Menurut Hasto, biaya prewedding yang terlalu besar bisa dialihkan kepada kebutuhan lain, seperti untuk membiayai tes darah atau mengonsumsi obat penambah darah sehingga ada perbaikan kualitas kesehatan pasangan.
"Konsepsi untuk tes HB (hemoglobin), minum tablet tambah darah itu dikerjakan. Padahal itu murah banget, bahkan ada yang gratis. Itu pesan saya," tutur Hasto.
Dia pun meminta agar pernikahan tidak dilakukan pada usia terlalu dini dan terlalu tua.

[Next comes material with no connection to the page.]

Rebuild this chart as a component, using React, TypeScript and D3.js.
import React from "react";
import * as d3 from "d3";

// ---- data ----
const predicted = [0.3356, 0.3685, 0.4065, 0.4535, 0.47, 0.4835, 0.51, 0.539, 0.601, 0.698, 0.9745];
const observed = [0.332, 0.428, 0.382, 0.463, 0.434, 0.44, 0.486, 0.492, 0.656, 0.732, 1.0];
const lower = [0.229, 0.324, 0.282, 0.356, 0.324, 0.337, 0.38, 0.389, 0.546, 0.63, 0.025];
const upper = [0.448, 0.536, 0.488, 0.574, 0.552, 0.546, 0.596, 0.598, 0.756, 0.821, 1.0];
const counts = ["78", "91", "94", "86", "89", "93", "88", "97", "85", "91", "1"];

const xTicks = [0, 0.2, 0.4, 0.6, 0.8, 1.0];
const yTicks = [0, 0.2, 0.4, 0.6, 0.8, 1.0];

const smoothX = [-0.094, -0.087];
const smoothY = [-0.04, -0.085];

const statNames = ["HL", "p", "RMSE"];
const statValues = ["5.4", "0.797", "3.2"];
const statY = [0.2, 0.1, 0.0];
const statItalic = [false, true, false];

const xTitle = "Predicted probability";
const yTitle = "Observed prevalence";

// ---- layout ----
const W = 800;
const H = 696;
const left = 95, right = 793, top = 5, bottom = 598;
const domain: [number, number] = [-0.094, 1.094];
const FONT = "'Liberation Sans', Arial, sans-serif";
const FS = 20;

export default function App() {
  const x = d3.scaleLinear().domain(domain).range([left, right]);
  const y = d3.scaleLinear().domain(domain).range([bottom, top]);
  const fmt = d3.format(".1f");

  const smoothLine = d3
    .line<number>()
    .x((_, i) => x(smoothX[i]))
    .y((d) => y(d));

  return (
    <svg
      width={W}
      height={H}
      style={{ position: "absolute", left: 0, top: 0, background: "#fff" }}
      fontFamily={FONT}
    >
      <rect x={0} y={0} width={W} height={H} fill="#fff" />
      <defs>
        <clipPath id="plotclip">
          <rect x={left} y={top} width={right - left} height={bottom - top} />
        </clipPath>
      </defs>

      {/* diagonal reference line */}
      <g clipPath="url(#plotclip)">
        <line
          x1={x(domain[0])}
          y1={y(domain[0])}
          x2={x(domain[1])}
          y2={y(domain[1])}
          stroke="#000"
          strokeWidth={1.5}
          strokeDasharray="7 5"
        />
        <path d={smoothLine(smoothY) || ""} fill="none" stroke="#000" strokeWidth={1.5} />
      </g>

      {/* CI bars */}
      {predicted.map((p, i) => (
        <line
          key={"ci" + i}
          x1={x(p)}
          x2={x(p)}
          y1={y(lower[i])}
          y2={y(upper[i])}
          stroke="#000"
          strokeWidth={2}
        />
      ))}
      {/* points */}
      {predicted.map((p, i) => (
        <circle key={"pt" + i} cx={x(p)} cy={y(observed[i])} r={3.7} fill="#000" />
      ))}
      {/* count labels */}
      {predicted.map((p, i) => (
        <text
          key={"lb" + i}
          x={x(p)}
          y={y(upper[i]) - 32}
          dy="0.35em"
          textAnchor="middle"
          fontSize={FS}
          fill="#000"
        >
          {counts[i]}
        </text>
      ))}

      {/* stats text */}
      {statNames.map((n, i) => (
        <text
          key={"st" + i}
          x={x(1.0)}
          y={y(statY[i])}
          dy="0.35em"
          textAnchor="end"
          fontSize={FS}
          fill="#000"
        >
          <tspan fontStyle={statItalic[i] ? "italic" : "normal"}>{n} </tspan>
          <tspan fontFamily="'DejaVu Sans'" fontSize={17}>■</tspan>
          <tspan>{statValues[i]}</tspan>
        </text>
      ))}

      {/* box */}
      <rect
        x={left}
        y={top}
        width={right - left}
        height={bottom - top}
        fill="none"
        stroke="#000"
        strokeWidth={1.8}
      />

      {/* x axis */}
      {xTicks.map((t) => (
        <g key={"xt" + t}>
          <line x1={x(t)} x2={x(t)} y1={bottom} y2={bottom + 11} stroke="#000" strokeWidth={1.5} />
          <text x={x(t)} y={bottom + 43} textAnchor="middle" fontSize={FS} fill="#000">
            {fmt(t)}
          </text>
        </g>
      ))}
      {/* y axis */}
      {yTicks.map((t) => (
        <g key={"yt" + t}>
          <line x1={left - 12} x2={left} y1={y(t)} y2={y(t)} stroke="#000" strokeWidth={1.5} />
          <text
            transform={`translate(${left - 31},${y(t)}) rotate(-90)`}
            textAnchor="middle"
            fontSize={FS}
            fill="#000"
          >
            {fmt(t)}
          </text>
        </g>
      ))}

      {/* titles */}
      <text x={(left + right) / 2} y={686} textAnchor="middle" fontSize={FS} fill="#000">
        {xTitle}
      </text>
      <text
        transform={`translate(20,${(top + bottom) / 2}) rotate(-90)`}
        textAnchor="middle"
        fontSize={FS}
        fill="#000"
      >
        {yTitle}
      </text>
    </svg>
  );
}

Kemudian, jarak kehamilan tidak dekat dan tidak terlalu sering hamil.
"Jangan terlalu muda nikah. Jangan terlalu tua juga (minimal 21 tahun untuk wanita dan 25 tahun untuk pria). Kemudian jangan terlalu sering hamil (jarak kehamilan terlalu dekat). Satu lagi jangan terlalu banyak. Sebetulnya target kita anak itu 2,1 (untuk setiap pasangan menikah)," kata Hasto.
Hasto juga menyoroti perilaku seks pada anak muda yang dilakukan pada usia dini sebelum menikah. Menurutnya, angka persentase seks di luar nikah sudah lebih dari 50 persen.

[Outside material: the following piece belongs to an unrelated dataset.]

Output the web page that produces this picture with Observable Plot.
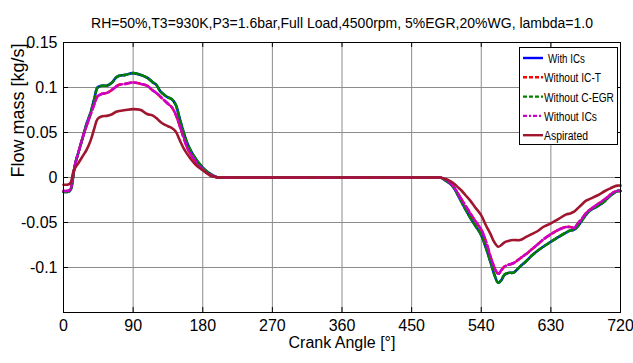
<!DOCTYPE html>
<html>
<head>
<meta charset="utf-8">
<script src="https://cdn.jsdelivr.net/npm/d3@7"></script>
<script src="https://cdn.jsdelivr.net/npm/@observablehq/plot@0.6"></script>
<style>
  html, body { margin: 0; padding: 0; background: #fff; }
  #wrap { position: relative; width: 633px; height: 363px; font-family: "Liberation Sans", Arial, sans-serif; }
  #legend { position: absolute; left: 519px; top: 47px; }
</style>
</head>
<body>
<div id="wrap"></div>
<script>
const title = "RH=50%,T3=930K,P3=1.6bar,Full Load,4500rpm, 5%EGR,20%WG, lambda=1.0";
const seriesNames = ["With ICs", "Without IC-T", "Without C-EGR", "Without ICs", "Aspirated"];
const seriesColors = ["#0000ff", "#ff0000", "#008000", "#cc00cc", "#a0162f"];
const seriesDash = [null, "6,3", "6,3", "7,3,2,3", null];
const xTicks = [0, 90, 180, 270, 360, 450, 540, 630, 720];
const yTicks = [-0.15, -0.1, -0.05, 0, 0.05, 0.1, 0.15];
const yTickLabels = ["", "-0.1", "-0.05", "0", "0.05", "0.1", "0.15"];

const angle = [0,5,8,10,12,14,16,20,25,30,35,40,44,50,56,62,68,72,80,90,100,108,115,120,125,130,135,140,145,150,155,160,165,170,175,180,185,190,195,200,210,300,400,480,487,495,500,505,510,515,520,526,532,540,546,552,557,562,566,570,575,582,590,598,605,612,620,630,640,650,655,660,665,670,675,680,690,700,707,712,716,720];

const withICs = [-0.016,-0.016,-0.015,-0.012,-0.002,0.010,0.018,0.030,0.045,0.060,0.072,0.088,0.100,0.102,0.102,0.105,0.111,0.113,0.114,0.116,0.114,0.111,0.106,0.103,0.096,0.092,0.089,0.087,0.081,0.066,0.051,0.038,0.029,0.022,0.016,0.011,0.007,0.004,0.0015,0,0,0,0,0,0,-0.004,-0.007,-0.012,-0.020,-0.028,-0.036,-0.045,-0.053,-0.064,-0.078,-0.094,-0.108,-0.117,-0.114,-0.108,-0.106,-0.1056,-0.099,-0.093,-0.087,-0.082,-0.077,-0.0714,-0.066,-0.061,-0.059,-0.058,-0.054,-0.048,-0.042,-0.037,-0.032,-0.026,-0.020,-0.017,-0.015,-0.015];

const withoutCEGR = [-0.016,-0.016,-0.015,-0.012,-0.002,0.010,0.018,0.030,0.045,0.060,0.072,0.088,0.100,0.102,0.102,0.105,0.111,0.113,0.114,0.116,0.114,0.111,0.106,0.103,0.096,0.092,0.089,0.087,0.081,0.066,0.051,0.038,0.029,0.022,0.016,0.011,0.007,0.004,0.0015,0,0,0,0,0,0,-0.004,-0.007,-0.012,-0.020,-0.028,-0.036,-0.045,-0.053,-0.064,-0.078,-0.094,-0.108,-0.117,-0.114,-0.108,-0.106,-0.1056,-0.099,-0.093,-0.087,-0.082,-0.077,-0.0714,-0.066,-0.061,-0.059,-0.058,-0.054,-0.048,-0.042,-0.037,-0.032,-0.026,-0.020,-0.017,-0.015,-0.015];

const withoutICT = [-0.015,-0.015,-0.014,-0.011,0.000,0.010,0.018,0.030,0.045,0.058,0.070,0.082,0.090,0.093,0.094,0.097,0.101,0.103,0.104,0.1056,0.104,0.102,0.097,0.094,0.090,0.086,0.082,0.078,0.070,0.058,0.045,0.033,0.025,0.019,0.013,0.009,0.005,0.003,0.001,0,0,0,0,0,0,-0.003,-0.006,-0.011,-0.018,-0.025,-0.032,-0.040,-0.048,-0.058,-0.071,-0.088,-0.100,-0.107,-0.103,-0.099,-0.097,-0.095,-0.090,-0.085,-0.080,-0.075,-0.069,-0.063,-0.058,-0.055,-0.055,-0.056,-0.051,-0.046,-0.040,-0.036,-0.030,-0.024,-0.019,-0.016,-0.015,-0.015];

const withoutICs = [-0.015,-0.015,-0.014,-0.011,0.000,0.010,0.018,0.030,0.045,0.058,0.070,0.082,0.090,0.093,0.094,0.097,0.101,0.103,0.104,0.1056,0.104,0.102,0.097,0.094,0.090,0.086,0.082,0.078,0.070,0.058,0.045,0.033,0.025,0.019,0.013,0.009,0.005,0.003,0.001,0,0,0,0,0,0,-0.003,-0.006,-0.011,-0.018,-0.025,-0.032,-0.040,-0.048,-0.058,-0.071,-0.088,-0.100,-0.107,-0.103,-0.099,-0.097,-0.095,-0.090,-0.085,-0.080,-0.075,-0.069,-0.063,-0.058,-0.055,-0.055,-0.056,-0.051,-0.046,-0.040,-0.036,-0.030,-0.024,-0.019,-0.016,-0.015,-0.015];

const aspirated = [-0.008,-0.008,-0.007,-0.004,0.004,0.009,0.012,0.017,0.024,0.031,0.041,0.055,0.065,0.068,0.0685,0.070,0.073,0.074,0.075,0.076,0.075,0.0705,0.069,0.066,0.062,0.059,0.057,0.055,0.051,0.042,0.033,0.026,0.020,0.015,0.011,0.008,0.005,0.002,0.001,0,0,0,0,0,0,-0.002,-0.004,-0.007,-0.011,-0.015,-0.020,-0.026,-0.033,-0.042,-0.053,-0.063,-0.072,-0.077,-0.075,-0.072,-0.0705,-0.0695,-0.0695,-0.066,-0.063,-0.060,-0.055,-0.051,-0.046,-0.041,-0.040,-0.038,-0.034,-0.030,-0.026,-0.024,-0.020,-0.015,-0.012,-0.010,-0.009,-0.009];

const seriesValues = [withICs, withoutICT, withoutCEGR, withoutICs, aspirated];
const legendTextWidths = [37, 57, 70, 53, 44];

const rows = (vals) => angle.map((a, i) => ({a, v: vals[i]}));

const lineMarks = seriesValues.map((vals, k) =>
  Plot.line(rows(vals), {x: "a", y: "v", stroke: seriesColors[k], strokeWidth: 2.6,
    strokeDasharray: seriesDash[k] || undefined, curve: "catmull-rom"}));

const fontTicks = "16px";
const chart = Plot.plot({
  width: 633,
  height: 363,
  marginTop: 42,
  marginBottom: 51,
  marginLeft: 63,
  marginRight: 13,
  style: {fontFamily: "'Liberation Sans', Arial, sans-serif", background: "white", color: "#000"},
  x: {domain: [0, 720], ticks: xTicks},
  y: {domain: [-0.15, 0.15], ticks: yTicks},
  marks: [
    Plot.ruleX(xTicks.slice(1, -1), {stroke: "#8c8c8c", strokeWidth: 1}),
    Plot.ruleY(yTicks.slice(1, -1), {stroke: "#8c8c8c", strokeWidth: 1}),
    Plot.ruleX(xTicks, {y1: -0.15, y2: -0.1445, stroke: "#000"}),
    Plot.ruleX(xTicks, {y1: 0.15, y2: 0.1445, stroke: "#000"}),
    Plot.ruleY(yTicks, {x1: 0, x2: 6.5, stroke: "#000"}),
    Plot.ruleY(yTicks, {x1: 720, x2: 713.5, stroke: "#000"}),
    ...lineMarks,
    Plot.frame({stroke: "#000", strokeWidth: 1}),
    Plot.axisX(xTicks, {tickSize: 0, tickPadding: 7, fontSize: fontTicks,
      label: "Crank Angle [°]", labelAnchor: "center", labelArrow: "none", labelOffset: 35}),
    Plot.axisY(yTicks, {tickSize: 0, tickPadding: 6, fontSize: fontTicks,
      tickFormat: (d) => yTickLabels[yTicks.indexOf(d)],
      label: null}),
    Plot.text([title], {frameAnchor: "top", dy: -24, fontSize: 14, text: d => d}),
    Plot.text(["Flow mass [kg/s]"], {frameAnchor: "left", dx: -45, rotate: -90, fontSize: 18, text: d => d})
  ]
});
document.getElementById("wrap").appendChild(chart);

// legend
const lg = d3.select("#wrap").append("svg").attr("id", "legend")
  .attr("width", 100).attr("height", 99);
lg.append("rect").attr("x", 0.5).attr("y", 0.5).attr("width", 98).attr("height", 97)
  .attr("fill", "white").attr("stroke", "#000").attr("stroke-width", 1);
seriesNames.forEach((name, k) => {
  const y = 11 + k * 19.3;
  lg.append("line").attr("x1", 4).attr("x2", 24).attr("y1", y).attr("y2", y)
    .attr("stroke", seriesColors[k]).attr("stroke-width", 2.4)
    .attr("stroke-dasharray", seriesDash[k] ? (k === 3 ? "4,2,2,2" : "4,2") : null);
  const t = lg.append("text")
    .attr("font-size", 13.5).attr("font-family", "'Liberation Sans', Arial, sans-serif")
    .text(name);
  const natural = t.node().getComputedTextLength() || legendTextWidths[k];
  const sx = legendTextWidths[k] / natural;
  t.attr("transform", `translate(${k === 0 ? 29 : 25},${y + 5}) scale(${sx},1)`);
});
</script>
</body>
</html>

"Remaja-remaja kita hubungan seksnya maju. Tapi nikahnya mundur. Jadi sekarang hampir 74 persen remaja laki-laki dan 69 persen remaja perempuan sudah hubungan seks antara usia 15 sampai 19 tahun. Tapi nikahnya di atas 22 tahun," ucap Hasto.
Baginya, seks di luar nikah bisa berdampak sistemik, misalnya lahirnya anak yang stunting. "Jadi kalau nanti banyak seks di luar nikah, otomatis banyak kejadian harus pakai dispensasi karena harus nikah, karena kecelakaan hamil di luar nikah. Anaknya akhirnya tidak terurus, stunting juga," kata Hasto.